MATERIAL PROVIDED:
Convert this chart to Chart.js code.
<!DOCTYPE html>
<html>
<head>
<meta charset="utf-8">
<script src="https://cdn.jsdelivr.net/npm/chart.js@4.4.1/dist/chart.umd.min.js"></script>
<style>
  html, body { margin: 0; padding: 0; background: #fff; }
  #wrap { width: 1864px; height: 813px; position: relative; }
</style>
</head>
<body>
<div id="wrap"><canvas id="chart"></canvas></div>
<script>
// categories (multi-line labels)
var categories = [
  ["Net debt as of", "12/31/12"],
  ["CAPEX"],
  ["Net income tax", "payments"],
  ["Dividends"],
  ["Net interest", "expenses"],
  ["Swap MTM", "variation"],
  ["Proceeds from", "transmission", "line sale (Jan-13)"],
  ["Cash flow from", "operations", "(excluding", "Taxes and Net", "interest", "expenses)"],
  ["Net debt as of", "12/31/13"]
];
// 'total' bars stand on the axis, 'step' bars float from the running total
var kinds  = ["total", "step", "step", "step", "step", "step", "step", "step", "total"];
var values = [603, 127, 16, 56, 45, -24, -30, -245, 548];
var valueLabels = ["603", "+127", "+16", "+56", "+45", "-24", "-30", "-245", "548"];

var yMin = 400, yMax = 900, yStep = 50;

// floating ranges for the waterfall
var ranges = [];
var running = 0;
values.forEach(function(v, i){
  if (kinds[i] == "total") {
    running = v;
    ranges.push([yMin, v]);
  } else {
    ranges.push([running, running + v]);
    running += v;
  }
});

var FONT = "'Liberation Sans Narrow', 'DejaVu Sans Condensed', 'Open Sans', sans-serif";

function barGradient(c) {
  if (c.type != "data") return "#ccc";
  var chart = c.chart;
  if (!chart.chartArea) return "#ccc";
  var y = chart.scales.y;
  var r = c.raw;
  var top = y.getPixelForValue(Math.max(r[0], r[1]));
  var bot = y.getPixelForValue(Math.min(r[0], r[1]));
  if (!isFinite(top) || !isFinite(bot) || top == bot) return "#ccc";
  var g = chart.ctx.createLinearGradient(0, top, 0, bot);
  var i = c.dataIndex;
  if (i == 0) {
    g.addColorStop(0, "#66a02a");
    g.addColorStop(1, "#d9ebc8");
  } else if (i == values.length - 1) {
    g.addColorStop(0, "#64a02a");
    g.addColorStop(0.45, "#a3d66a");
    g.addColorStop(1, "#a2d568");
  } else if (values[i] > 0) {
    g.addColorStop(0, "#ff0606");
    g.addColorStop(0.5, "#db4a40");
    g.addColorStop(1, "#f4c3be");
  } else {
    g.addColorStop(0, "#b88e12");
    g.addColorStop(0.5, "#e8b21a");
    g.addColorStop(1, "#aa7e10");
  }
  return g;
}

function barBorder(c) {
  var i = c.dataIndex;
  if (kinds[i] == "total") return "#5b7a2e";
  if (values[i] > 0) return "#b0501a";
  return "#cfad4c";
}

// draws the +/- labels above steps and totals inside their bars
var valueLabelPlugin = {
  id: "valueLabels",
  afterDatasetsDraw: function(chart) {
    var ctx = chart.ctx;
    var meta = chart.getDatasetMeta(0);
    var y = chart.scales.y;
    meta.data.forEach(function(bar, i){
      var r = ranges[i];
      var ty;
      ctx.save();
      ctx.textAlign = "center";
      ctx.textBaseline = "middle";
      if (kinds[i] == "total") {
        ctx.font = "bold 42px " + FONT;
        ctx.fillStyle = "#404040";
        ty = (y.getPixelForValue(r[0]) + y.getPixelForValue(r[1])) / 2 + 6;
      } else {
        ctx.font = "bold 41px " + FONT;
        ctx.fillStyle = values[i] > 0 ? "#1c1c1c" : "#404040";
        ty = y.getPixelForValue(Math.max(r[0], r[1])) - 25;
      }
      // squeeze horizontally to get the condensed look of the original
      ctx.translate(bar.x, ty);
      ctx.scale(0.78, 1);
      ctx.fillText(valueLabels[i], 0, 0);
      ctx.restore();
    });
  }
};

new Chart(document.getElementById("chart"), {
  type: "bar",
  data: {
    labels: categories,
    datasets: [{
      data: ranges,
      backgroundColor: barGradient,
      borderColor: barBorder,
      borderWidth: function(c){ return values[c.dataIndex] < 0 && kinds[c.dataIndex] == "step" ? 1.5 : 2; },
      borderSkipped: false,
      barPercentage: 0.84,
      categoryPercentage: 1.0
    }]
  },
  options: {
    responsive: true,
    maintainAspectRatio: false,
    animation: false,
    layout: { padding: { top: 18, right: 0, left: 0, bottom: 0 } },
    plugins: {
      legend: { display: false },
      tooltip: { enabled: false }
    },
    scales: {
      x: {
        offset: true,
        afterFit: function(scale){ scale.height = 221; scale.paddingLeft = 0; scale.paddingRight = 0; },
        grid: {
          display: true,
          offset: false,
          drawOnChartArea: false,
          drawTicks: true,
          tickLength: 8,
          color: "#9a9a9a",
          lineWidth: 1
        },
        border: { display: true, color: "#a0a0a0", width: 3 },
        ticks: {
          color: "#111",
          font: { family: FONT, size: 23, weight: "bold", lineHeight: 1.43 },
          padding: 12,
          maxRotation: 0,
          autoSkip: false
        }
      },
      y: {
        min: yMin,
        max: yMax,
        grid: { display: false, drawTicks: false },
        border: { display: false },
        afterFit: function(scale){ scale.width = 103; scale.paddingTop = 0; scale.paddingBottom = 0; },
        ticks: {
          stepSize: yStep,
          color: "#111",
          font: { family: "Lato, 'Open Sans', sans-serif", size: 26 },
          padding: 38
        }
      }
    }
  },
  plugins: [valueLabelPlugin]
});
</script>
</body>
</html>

==

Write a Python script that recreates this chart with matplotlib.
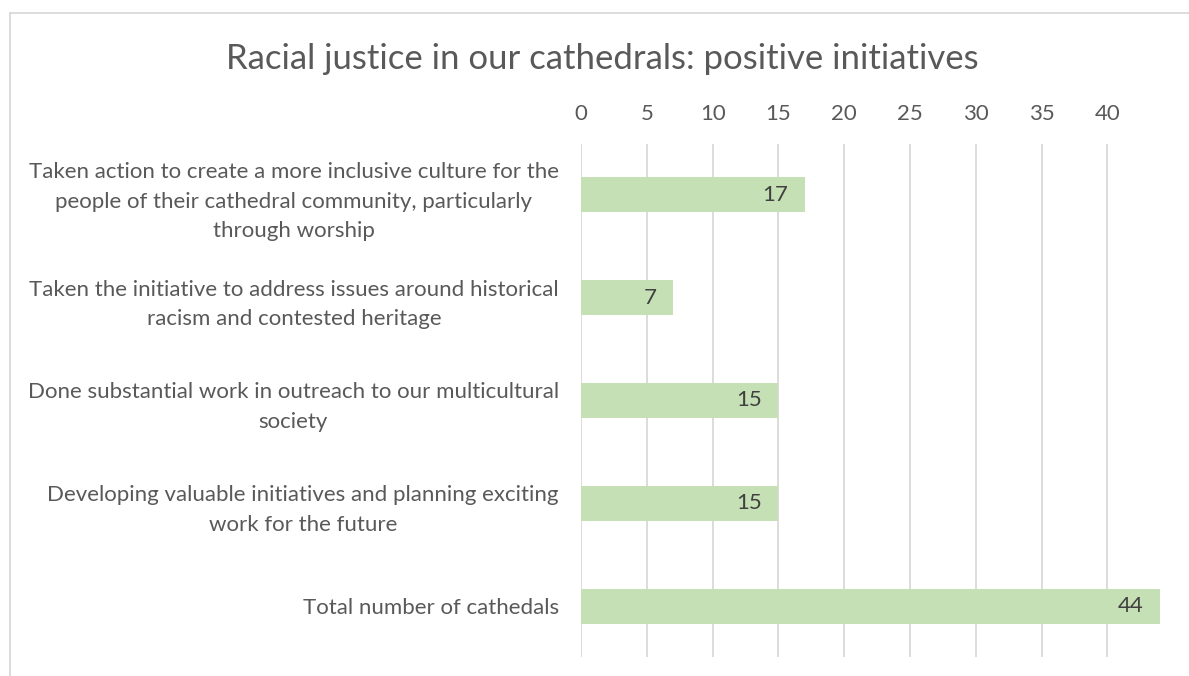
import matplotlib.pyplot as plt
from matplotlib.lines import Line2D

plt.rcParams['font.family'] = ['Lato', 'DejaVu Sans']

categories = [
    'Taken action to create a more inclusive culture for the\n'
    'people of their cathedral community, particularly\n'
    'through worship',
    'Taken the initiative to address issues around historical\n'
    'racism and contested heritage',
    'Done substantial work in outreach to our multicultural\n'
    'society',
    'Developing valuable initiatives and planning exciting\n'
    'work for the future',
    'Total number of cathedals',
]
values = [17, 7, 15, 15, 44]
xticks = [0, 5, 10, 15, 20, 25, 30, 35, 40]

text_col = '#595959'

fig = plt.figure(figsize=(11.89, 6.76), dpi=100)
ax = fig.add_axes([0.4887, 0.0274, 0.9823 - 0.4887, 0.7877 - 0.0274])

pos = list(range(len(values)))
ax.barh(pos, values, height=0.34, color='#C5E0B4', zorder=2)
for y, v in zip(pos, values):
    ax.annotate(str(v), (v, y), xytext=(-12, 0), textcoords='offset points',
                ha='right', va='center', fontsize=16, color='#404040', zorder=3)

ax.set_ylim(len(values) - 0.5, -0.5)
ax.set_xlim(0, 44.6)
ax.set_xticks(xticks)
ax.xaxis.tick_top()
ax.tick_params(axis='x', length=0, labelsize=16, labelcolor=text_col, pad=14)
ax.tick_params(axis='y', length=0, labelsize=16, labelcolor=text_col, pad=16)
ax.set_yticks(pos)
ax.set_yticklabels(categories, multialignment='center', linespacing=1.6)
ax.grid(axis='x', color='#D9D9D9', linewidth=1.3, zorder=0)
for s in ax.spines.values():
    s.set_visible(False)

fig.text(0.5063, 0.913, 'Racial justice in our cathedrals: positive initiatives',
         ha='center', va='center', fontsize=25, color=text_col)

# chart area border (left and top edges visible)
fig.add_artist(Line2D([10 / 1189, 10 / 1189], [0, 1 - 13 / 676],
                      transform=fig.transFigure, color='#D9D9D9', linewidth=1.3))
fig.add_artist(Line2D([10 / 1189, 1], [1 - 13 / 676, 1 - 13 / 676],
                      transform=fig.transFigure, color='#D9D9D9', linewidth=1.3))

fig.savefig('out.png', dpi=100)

--

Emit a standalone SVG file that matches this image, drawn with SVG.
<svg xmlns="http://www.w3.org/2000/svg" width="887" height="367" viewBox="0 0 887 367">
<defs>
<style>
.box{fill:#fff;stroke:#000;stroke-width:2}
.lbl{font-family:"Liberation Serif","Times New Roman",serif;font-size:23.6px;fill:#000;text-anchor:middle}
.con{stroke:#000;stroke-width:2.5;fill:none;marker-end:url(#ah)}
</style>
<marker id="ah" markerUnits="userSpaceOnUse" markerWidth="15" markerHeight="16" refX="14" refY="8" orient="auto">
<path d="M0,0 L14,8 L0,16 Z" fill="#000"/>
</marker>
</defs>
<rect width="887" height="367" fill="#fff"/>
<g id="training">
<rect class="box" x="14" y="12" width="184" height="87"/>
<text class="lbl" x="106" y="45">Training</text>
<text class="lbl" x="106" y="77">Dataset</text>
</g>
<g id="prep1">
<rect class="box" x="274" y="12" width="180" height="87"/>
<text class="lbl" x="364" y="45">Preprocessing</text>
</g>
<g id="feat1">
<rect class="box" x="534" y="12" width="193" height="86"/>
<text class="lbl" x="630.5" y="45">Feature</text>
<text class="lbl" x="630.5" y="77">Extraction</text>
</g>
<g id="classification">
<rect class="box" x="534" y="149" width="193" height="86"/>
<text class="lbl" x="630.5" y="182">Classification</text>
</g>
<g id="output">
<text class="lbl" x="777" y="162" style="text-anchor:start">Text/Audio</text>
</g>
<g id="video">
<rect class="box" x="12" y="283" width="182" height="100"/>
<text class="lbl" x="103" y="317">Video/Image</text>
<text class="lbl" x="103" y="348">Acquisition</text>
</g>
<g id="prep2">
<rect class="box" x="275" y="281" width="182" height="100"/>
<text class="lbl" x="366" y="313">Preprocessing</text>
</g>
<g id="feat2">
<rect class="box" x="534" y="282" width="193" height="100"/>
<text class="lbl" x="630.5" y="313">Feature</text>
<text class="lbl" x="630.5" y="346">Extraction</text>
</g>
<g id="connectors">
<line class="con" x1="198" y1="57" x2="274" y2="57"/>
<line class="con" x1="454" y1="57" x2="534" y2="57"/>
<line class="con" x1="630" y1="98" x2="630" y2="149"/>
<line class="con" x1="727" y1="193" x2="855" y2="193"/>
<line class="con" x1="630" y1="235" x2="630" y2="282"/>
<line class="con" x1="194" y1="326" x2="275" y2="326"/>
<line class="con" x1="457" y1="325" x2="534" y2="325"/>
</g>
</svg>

PROBLEM STATEMENT:
Your job is to reproduce the lines from the one with "Write a Python" through the one with "plt.rcParams['font.family'] = ['Lato', 'DejaVu", both kept, exactly as they are. Leave out the pictures.

REPLY TO THE EXERCISE:
Write a Python script that recreates this chart with matplotlib.
import matplotlib.pyplot as plt
from matplotlib.lines import Line2D

plt.rcParams['font.family'] = ['Lato', 'DejaVu Sans']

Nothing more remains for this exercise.